Written problem - Reproduce exactly the run of lines from the one containing "Write a web" through the one containing "var yTicks = [0, 20, 40, 60, 80, 100, 120];". Pictures do not belong in the copy.

---------- The records

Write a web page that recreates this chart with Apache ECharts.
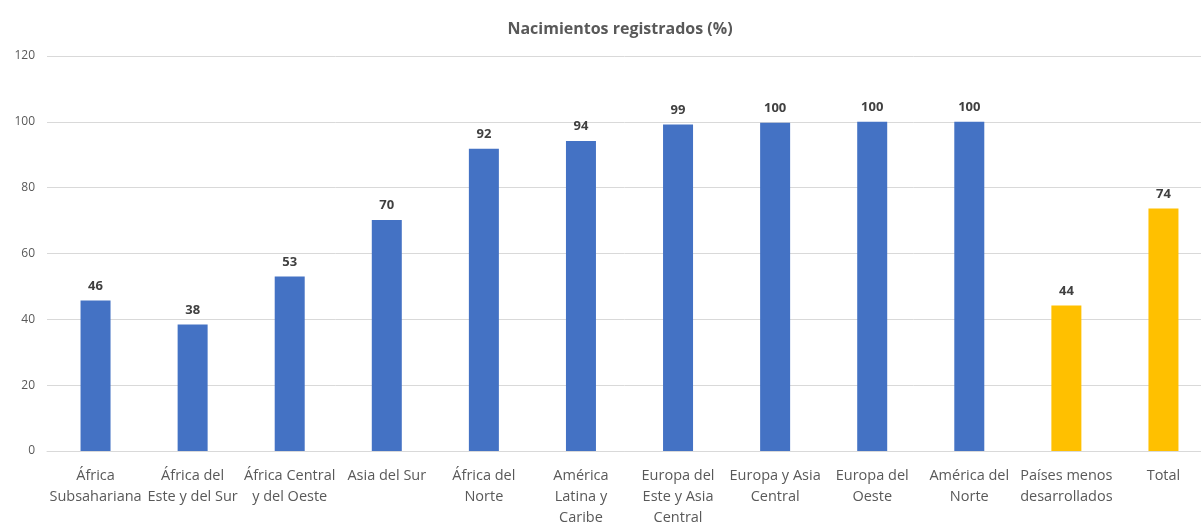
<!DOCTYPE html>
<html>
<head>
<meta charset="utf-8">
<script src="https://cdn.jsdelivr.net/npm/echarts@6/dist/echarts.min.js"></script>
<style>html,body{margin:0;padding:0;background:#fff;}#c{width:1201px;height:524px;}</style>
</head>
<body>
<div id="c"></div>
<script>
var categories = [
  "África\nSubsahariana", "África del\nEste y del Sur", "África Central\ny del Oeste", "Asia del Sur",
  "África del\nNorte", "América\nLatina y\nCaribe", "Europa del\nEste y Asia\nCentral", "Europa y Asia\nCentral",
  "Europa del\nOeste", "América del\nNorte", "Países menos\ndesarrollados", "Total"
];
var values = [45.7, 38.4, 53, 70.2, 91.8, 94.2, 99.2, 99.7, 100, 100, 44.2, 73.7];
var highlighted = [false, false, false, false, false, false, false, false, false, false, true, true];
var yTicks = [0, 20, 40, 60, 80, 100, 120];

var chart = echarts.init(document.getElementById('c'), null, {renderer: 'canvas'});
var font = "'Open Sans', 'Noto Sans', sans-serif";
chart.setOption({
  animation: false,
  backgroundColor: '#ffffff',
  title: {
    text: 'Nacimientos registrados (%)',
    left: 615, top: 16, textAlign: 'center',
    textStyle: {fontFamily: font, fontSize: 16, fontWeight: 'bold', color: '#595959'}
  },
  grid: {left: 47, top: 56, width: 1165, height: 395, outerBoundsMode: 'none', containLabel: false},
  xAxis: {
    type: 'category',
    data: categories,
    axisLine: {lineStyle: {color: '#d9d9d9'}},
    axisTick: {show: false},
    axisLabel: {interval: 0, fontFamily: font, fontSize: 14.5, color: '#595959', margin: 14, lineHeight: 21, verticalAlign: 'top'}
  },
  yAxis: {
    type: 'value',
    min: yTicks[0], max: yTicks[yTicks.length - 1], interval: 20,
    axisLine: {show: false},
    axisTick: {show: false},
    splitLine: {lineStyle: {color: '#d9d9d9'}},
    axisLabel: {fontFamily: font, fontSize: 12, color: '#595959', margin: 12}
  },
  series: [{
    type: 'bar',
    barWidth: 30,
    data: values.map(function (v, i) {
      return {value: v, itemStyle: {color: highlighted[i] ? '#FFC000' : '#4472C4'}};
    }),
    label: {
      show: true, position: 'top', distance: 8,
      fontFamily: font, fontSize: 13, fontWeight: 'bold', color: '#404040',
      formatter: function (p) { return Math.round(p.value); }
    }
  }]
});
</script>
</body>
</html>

--------------------
---------- The records

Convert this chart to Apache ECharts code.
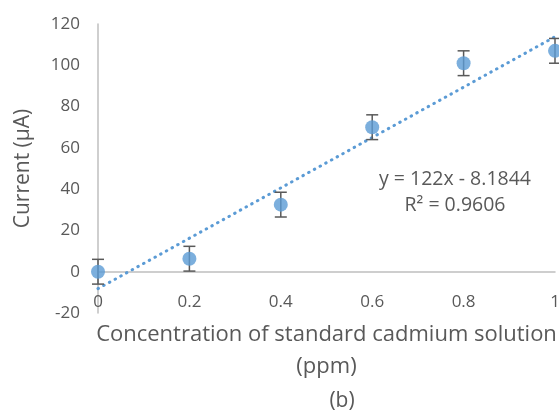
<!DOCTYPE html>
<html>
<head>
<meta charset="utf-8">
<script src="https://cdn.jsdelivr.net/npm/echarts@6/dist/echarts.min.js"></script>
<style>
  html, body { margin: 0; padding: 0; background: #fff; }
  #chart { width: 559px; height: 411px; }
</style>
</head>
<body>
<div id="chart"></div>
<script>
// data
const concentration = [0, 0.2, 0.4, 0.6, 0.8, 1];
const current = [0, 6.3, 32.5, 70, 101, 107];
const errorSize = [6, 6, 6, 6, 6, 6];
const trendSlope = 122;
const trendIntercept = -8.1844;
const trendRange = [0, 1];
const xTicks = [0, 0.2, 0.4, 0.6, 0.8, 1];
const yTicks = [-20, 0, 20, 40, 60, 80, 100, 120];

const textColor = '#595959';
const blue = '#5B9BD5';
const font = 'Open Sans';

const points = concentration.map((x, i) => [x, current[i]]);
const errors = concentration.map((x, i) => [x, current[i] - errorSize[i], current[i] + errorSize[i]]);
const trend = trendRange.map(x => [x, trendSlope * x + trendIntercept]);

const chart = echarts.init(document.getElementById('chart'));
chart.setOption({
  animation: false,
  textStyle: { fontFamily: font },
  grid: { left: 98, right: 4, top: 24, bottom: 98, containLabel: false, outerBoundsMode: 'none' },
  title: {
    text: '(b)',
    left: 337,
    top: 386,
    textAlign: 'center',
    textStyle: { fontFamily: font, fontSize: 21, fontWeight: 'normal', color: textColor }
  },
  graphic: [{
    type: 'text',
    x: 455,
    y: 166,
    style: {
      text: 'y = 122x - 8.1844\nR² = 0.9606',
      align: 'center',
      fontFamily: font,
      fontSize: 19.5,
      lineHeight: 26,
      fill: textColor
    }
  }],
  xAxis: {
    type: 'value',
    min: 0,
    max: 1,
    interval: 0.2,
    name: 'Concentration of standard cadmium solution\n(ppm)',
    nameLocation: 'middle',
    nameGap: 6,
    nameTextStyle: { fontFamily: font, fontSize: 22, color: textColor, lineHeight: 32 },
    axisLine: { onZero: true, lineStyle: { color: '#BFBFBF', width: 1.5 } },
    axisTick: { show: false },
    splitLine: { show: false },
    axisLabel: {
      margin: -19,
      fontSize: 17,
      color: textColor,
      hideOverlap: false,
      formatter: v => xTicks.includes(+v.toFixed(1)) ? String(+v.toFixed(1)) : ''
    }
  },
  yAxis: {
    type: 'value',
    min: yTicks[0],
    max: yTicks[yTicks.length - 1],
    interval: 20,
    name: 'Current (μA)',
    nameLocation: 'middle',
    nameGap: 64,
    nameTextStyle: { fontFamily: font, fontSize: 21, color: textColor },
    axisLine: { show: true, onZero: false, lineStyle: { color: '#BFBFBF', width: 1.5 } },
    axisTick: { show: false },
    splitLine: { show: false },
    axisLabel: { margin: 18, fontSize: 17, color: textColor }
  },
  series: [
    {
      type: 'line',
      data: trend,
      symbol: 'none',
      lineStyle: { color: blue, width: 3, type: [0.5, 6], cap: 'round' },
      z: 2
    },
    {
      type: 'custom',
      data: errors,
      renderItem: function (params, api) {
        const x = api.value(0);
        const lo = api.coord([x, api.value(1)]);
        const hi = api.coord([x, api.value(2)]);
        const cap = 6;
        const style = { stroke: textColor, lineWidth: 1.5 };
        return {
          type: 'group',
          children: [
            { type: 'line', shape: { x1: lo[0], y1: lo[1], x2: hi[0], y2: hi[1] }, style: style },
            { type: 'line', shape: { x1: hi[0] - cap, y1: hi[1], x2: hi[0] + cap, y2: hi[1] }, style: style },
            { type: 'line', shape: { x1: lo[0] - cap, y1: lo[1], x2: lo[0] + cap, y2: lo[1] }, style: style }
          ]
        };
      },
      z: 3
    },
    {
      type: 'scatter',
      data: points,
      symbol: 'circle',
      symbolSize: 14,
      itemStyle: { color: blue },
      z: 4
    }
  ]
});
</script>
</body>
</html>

--------------------

Worked answer -
Write a web page that recreates this chart with Apache ECharts.
<!DOCTYPE html>
<html>
<head>
<meta charset="utf-8">
<script src="https://cdn.jsdelivr.net/npm/echarts@6/dist/echarts.min.js"></script>
<style>html,body{margin:0;padding:0;background:#fff;}#c{width:1201px;height:524px;}</style>
</head>
<body>
<div id="c"></div>
<script>
var categories = [
  "África\nSubsahariana", "África del\nEste y del Sur", "África Central\ny del Oeste", "Asia del Sur",
  "África del\nNorte", "América\nLatina y\nCaribe", "Europa del\nEste y Asia\nCentral", "Europa y Asia\nCentral",
  "Europa del\nOeste", "América del\nNorte", "Países menos\ndesarrollados", "Total"
];
var values = [45.7, 38.4, 53, 70.2, 91.8, 94.2, 99.2, 99.7, 100, 100, 44.2, 73.7];
var highlighted = [false, false, false, false, false, false, false, false, false, false, true, true];
var yTicks = [0, 20, 40, 60, 80, 100, 120];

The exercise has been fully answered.